Thomas’s eagerness to showcase those on the fringe of puppetry allowed the fest to reachout to artists like David Commander of New York-based experimental performance ensemble Big Art Group, who creates live-action film using action figures and barbies, and Canada’s Daniel Barrow, whose performance work utilizes layered drawings and multiple projectors.
Shoshana Currier, a former New York City producer and current director of performing arts for Chicago’s Department of Cultural Affairs, pushed to get Barrow’s work in the fest.
“Maybe some people would find it a stretch, but when you’re operating an object of any sort, even if it’s a two-dimensional object, outside of your own body, then it can be classified as puppetry,” Currier said.
The fest marks the second time Barrow’s work has been presented as a form of puppetry.
“I love puppetry, but I have no training as a puppeteer,” confessed Barrow. “So I feel very lucky that in this way, my work can sort of transition from audience to audience.”
For Thomas, incorporating performances like Barrow’s is a natural next step to continuing the dialogue around the very meaning of puppetry. He intends to break down the misconception that the art is inherently a childish one.
Thomas picked up his first puppets, a gift of marionettes, as a 10-year-old growing up in Jacksonville, Ala. After graduating college and arriving in Chicago, he initially intended to focus on straight theatre. Instead, after cofounding Redmoon, he eventually left in 1998 and went on to start his own group, the puppet-focused Blair Thomas and Company, in 2002.

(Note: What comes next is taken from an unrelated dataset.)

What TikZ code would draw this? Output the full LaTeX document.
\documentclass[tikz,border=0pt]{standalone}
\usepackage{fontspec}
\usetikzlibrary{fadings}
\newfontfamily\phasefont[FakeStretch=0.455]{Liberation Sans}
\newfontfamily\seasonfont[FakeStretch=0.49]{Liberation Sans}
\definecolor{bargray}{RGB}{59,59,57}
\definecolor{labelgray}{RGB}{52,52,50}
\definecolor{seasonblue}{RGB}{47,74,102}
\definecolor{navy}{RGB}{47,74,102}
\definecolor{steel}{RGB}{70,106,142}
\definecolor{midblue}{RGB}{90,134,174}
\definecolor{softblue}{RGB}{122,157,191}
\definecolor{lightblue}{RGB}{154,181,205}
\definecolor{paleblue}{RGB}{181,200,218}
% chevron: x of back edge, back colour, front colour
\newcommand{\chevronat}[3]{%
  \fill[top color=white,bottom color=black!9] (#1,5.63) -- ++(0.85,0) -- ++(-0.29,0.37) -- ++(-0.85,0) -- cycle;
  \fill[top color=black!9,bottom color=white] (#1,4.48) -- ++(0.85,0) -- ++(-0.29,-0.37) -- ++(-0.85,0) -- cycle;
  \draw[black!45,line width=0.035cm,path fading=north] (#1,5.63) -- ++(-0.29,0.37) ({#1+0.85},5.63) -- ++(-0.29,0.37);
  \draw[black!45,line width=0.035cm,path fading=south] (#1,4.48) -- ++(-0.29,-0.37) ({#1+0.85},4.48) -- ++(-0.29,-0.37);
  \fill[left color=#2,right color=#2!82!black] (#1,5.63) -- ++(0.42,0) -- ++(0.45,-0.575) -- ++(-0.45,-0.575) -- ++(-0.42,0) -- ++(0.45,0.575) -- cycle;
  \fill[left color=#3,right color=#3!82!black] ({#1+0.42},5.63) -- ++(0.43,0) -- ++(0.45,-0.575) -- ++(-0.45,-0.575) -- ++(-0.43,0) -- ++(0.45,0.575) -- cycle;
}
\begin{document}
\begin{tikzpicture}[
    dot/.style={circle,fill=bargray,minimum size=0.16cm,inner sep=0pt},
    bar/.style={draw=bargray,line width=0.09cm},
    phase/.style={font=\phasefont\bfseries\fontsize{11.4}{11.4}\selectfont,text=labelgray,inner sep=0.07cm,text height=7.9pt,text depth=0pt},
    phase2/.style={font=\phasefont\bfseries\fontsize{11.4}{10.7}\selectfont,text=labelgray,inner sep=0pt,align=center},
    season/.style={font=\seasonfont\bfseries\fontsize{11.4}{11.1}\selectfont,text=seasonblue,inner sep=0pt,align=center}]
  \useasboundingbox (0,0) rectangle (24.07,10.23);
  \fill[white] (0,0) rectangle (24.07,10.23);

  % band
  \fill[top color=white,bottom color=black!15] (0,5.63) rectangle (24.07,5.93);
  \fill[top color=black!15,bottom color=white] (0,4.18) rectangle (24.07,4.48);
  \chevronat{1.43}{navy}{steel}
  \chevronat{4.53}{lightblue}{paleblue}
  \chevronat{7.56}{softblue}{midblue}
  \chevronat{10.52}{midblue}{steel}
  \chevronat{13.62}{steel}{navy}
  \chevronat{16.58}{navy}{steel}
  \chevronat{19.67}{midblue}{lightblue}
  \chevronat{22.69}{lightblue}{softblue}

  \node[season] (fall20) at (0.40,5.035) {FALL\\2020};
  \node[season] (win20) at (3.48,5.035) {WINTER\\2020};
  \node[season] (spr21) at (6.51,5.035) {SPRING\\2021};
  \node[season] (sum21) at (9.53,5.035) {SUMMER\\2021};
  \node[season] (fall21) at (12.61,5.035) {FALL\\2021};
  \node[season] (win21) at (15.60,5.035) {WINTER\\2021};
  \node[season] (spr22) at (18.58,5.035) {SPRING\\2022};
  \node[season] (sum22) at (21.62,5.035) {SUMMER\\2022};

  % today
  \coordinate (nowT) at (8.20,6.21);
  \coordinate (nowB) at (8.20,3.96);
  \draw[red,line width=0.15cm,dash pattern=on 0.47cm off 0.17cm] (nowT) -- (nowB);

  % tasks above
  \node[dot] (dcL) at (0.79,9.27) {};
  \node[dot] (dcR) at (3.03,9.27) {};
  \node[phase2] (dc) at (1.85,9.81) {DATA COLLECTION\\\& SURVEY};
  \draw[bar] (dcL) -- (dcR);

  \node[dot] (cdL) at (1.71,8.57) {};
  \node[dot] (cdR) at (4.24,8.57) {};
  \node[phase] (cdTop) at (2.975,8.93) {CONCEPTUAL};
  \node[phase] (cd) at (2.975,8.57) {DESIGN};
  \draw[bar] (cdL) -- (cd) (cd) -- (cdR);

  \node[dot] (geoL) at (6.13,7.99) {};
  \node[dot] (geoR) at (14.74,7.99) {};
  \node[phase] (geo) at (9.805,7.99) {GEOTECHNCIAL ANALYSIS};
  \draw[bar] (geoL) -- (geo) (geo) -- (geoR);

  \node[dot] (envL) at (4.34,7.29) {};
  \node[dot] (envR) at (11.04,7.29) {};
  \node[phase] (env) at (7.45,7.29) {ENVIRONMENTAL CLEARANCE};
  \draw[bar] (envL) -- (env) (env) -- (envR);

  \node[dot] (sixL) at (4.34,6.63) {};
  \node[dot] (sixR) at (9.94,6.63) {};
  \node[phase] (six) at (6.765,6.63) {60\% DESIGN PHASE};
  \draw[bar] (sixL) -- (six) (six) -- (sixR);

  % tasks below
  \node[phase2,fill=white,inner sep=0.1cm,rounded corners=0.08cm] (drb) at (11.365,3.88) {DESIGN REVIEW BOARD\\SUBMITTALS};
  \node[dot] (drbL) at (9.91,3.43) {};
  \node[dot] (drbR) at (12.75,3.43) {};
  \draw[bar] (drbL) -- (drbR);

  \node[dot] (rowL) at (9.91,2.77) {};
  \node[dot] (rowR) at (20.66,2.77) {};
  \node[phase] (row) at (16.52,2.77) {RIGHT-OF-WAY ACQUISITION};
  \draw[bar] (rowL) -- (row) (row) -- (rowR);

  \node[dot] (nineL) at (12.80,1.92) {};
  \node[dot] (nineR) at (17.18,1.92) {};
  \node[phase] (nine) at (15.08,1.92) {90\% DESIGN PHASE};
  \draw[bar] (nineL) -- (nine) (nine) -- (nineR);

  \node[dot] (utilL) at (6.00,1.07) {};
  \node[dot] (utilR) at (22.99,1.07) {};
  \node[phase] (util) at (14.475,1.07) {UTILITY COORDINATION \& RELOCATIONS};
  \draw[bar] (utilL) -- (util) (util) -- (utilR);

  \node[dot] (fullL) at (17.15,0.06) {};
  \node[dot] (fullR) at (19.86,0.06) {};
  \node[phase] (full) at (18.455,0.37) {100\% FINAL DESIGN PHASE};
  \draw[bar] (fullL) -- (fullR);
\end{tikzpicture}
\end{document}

For an artist like Mike Oleon, co-curator of short-form cabaret Nasty, Brutish and Short, the visibility provided by Thomas’s efforts with the fest has been invaluable.
“People spend so much time thinking you’re creeps that jiggle around dolls, and then they come and see this and they see that it’s awesome to jiggle around dolls,” said Oleon.
Brutish and Short audiences were treated to a veritable mélange of adult puppetry, including sadistic clowning from Vanessa Valliere, Rough House Theater’s nightmarish shadow puppetry and Michael Montenegro’s magical use of puppetry slight of hand.
In Montenegro’s case, as with many of the fest’s other acts, sold-out performances led to last minute additional shows, with an estimated 9,000 attendees over the 12-day event.
The fest capped with a day-long symposium, acting as a kind of podium for the all important puppetry dialogue Thomas wants to facilitate. Moderated by 500 Clown’s Leslie Danzig, the symposium’s panelists included the puppet-oriented, like Blind Summit artistic director Mark Down, puppeteer Dan Hurlin, and Craig Stephens, actor and associate director of the England-based Stan’s Cafe Theater Company, as well as academics like Timothy Harrison, assistant professor of English at the University of Chicago and Jesse Soodalter, director of the Living Mortal Project at the University of Chicago.
Topics ranged from robotics and virtual reality to broader issues of life and death in relation to puppetry. For Thomas, puppets – and the life we project onto them – aid greatly in fueling a discourse around these most fundamentally human questions.
“That’s what I’ve been so astounded by seeing the work of the festival—being in the presence of the wisdom of an object that’s conveying something human beings can’t convey,” Thomas said. “When you go to the theatre and the collective attention of a full house of people is focused on a very small gesture made by a puppet, that tells us something about being a human being.”